I grabbed a quick catnap and have been up most of the night watching the follow-through to yesterday’s monster rally. Traders have held futures up most of the session.

What they do next depends on how much FOMO stacked up overnight in the order book when the opening bell rings.

Here’s my playbook.


Everybody 1, Michael Burry 0

A short, short story.

  • Michael Burry, who made billions betting against subprime mortgages, made headlines tweeting simply “sell” ahead of the Fed. Then apparently got cold feet and deleted his tweet.
  • The markets shot higher.
  • Now he’s apparently deleted his entire Twitter account. 🤦‍♂️

MyPOV: An obsession with market crashes never ends well—for the simple reason that the markets have an upside bias. Psychology is key, especially when it shifts like it has in the past 24 hours.

You know the drill.

Be in to win or you won’t 💯

OBAers: Please keep an eye on your email for a special alert this morning. I’ve got some instructions you won’t want to miss. Upgrade to paid


Time to re-evaluate El Zucko

Meta CEO Mark Zuckerberg just gave what may be the most adult-like earnings call of his career. I don’t know what he had for breakfast, but WOW. The young punk many loved to hate suddenly sounded like a seasoned executive. (Read)
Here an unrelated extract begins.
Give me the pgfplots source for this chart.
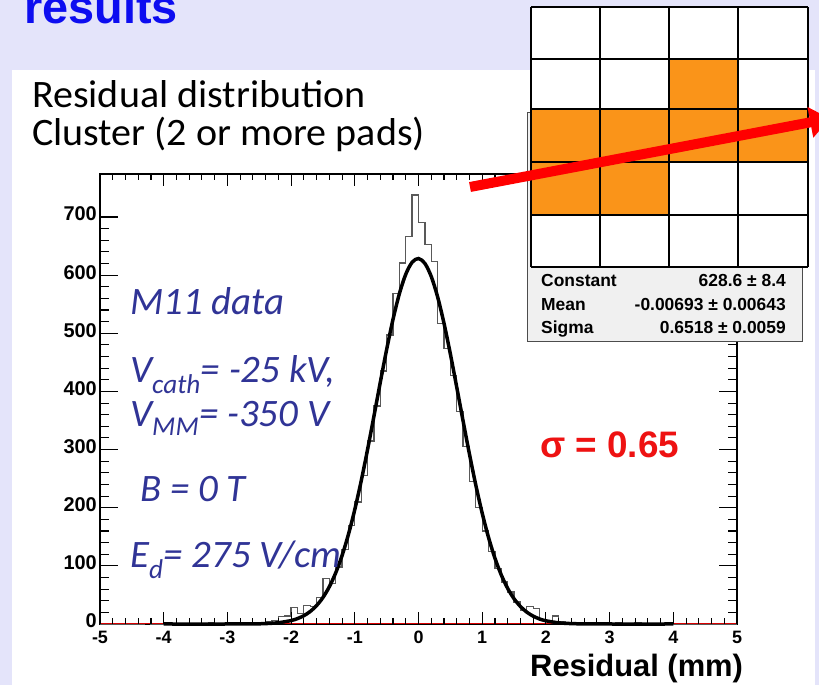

And I’m not the only one who thinks so; META’s stock exploded higher despite missing earnings by a country mile.

I still don’t trust him, especially when you consider that Zucko’s Metaverse debacle cost the company $13.7B last year. Sales are still falling/weak while Reality Labs losses are skyrocketing.

But I may have to take a punt anyway, now that he’s adulting.

$200 a share?


FDX on the skids

FedEx announced that it’ll be laying off 10% of officers and directors as demand cools. (Read)

No surprise. I’ve warned repeatedly that the markets will split between companies that are going to survive and those that will be under severe pressure as the world around ‘em shifts.

Anybody who owns shares might want to tread lightly. The world is going digital, and that’s a far bigger shift than gains that could come from cutting bloated management.

Just sayin’...


Stocks at risk from a possible US ban on investment in Chinese tech

BoA’s Hong Kong office is out with a report suggesting that a potential US ban on investment in Chinese tech could roil markets. (Read)

They’re right, it could.

Stocks like Alibaba are particularly at risk. As are Yum China and Zai Lab. All three have massive US institutional ownership that’ll hit the road instantly.


More from CA’s Dept. of Unintended Consequences

California is trialing NFTs as a way to streamline car titles using a private DMV blockchain. (Read)

This has all the makings of something that will end badly.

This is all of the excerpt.